Abstract

In this paper, the dispersion of rigid, highly elongated fibers in a turbulent channel flow is investigated. Fibers are treated as prolate ellipsoidal particles which move according to their inertia and to hydrodynamic drag and rotate according to hydrodynamic torques. The orientational behavior of fibers is examined together with their preferential distribution, near-wall accumulation, and wall deposition: all these phenomena are interpreted in connection with turbulence dynamics near the wall. In this work a wide range of fiber classes, characterized by different elongation (quantified by the fiber aspect ratio, λ) and different inertia (quantified by a suitably defined fiber response time, τp) is considered. A parametric study in the (λ,τp)-space confirms that, in the vicinity of the wall, fibers tend to align with the mean streamwise flow direction. However, this aligned configuration is unstable, particularly for higher inertia of the fiber, and can be maintained for rather short times before fibers are set into rotation in the vertical plane.
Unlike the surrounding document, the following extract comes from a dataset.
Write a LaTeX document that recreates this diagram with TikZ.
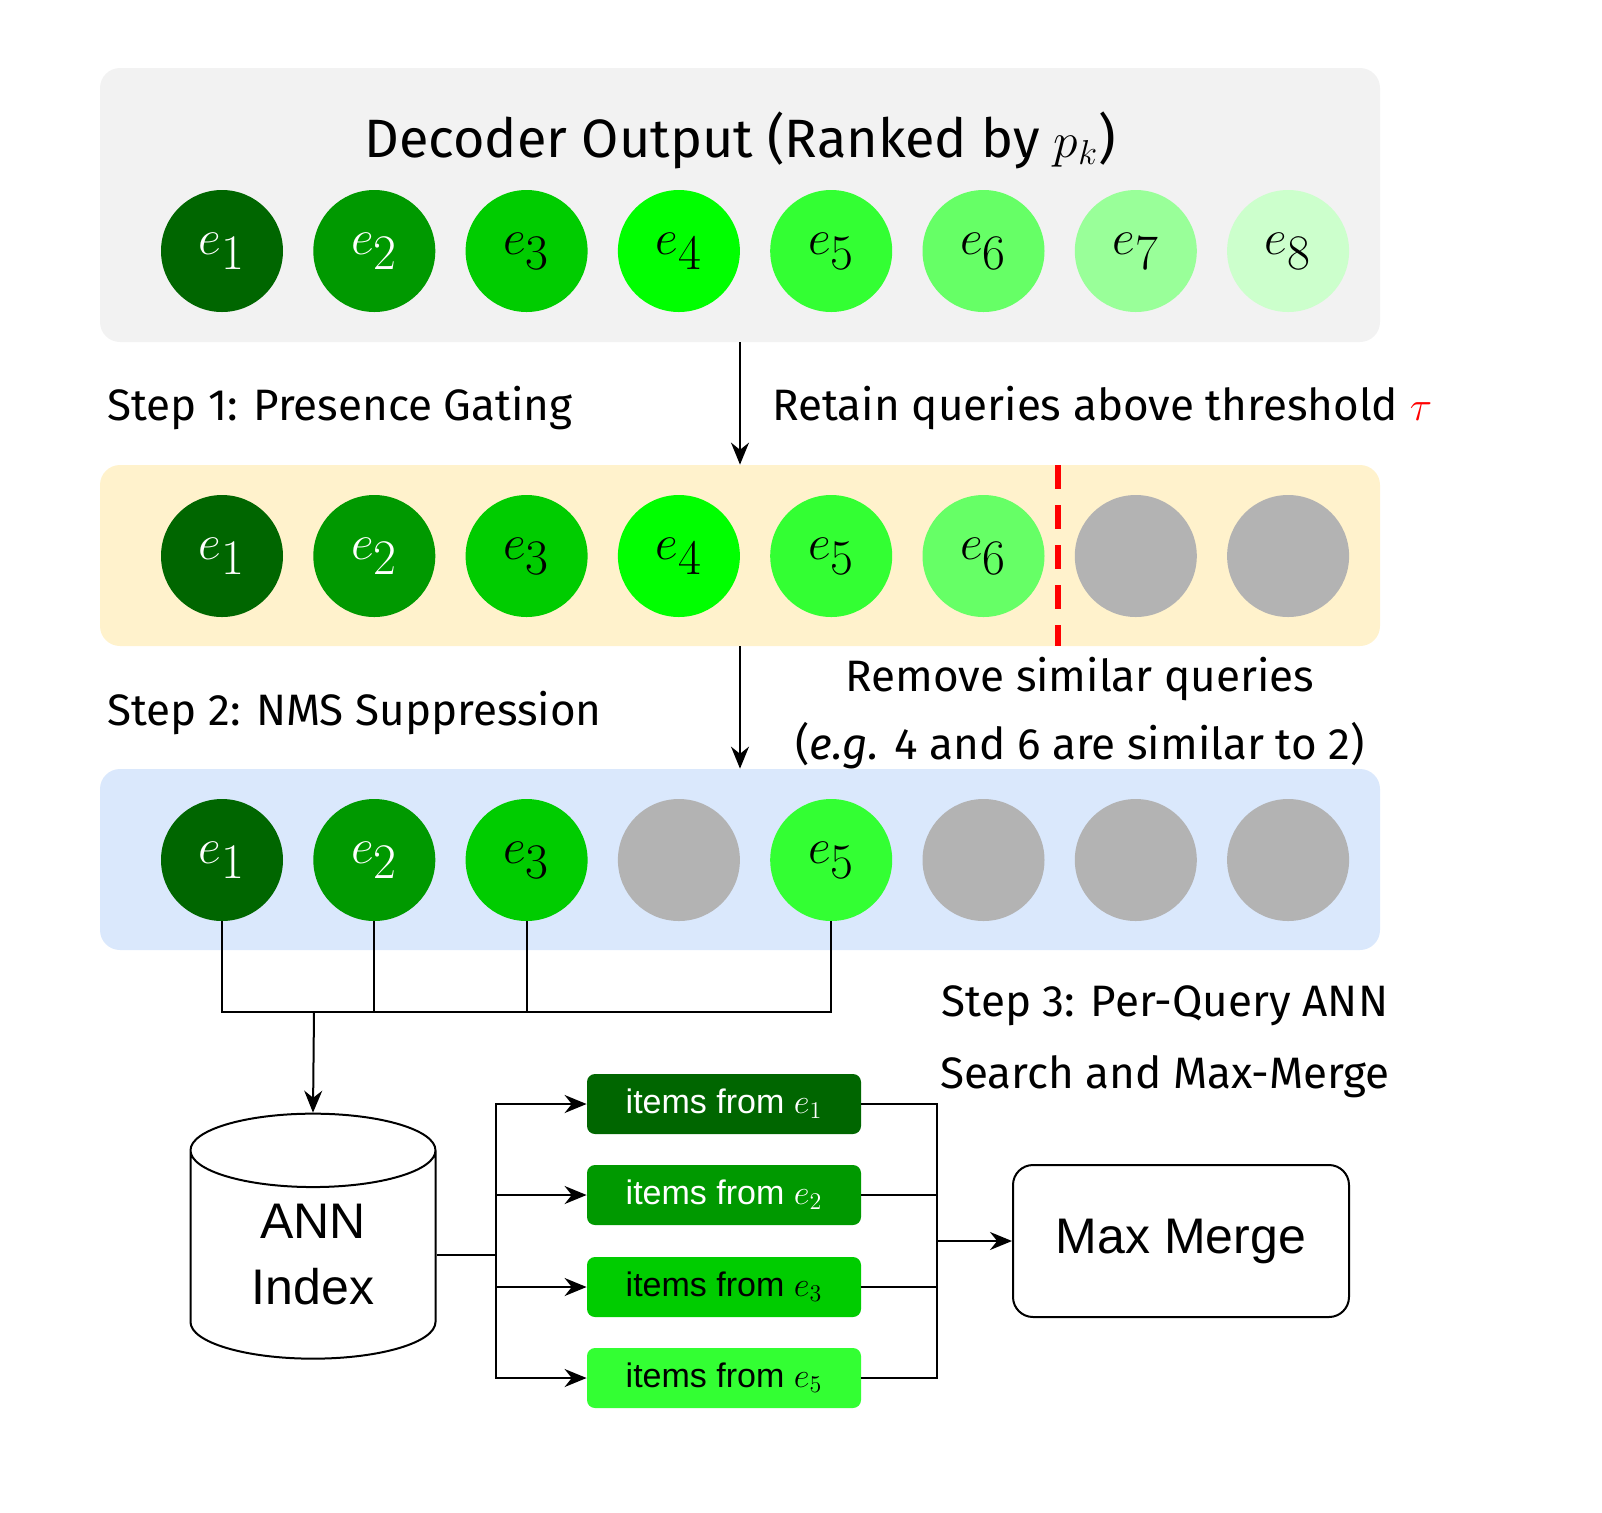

A more complex situation is observed in the spanwise and wall-normal flow directions, where fiber inertia and elongation destabilize near-wall alignment in a nontrivial fashion. Fiber orientational behavior and fiber translational behavior are observed to influence the process of fiber accumulation at the wall. Comparing the behavior of fibers with that of spherical particles, it is observed that the aspect ratio has little or no effect on clustering, preferential distribution, and segregation; yet it does affect the wallward drift velocity of the fibers in such a way that longer fibers tend to deposit at higher rates. No preferential orientation and no significant segregation is observed in the channel centerline, confirming that the role of inertia and, in particular, of elongation becomes less important in and beyond the logarithmic layer.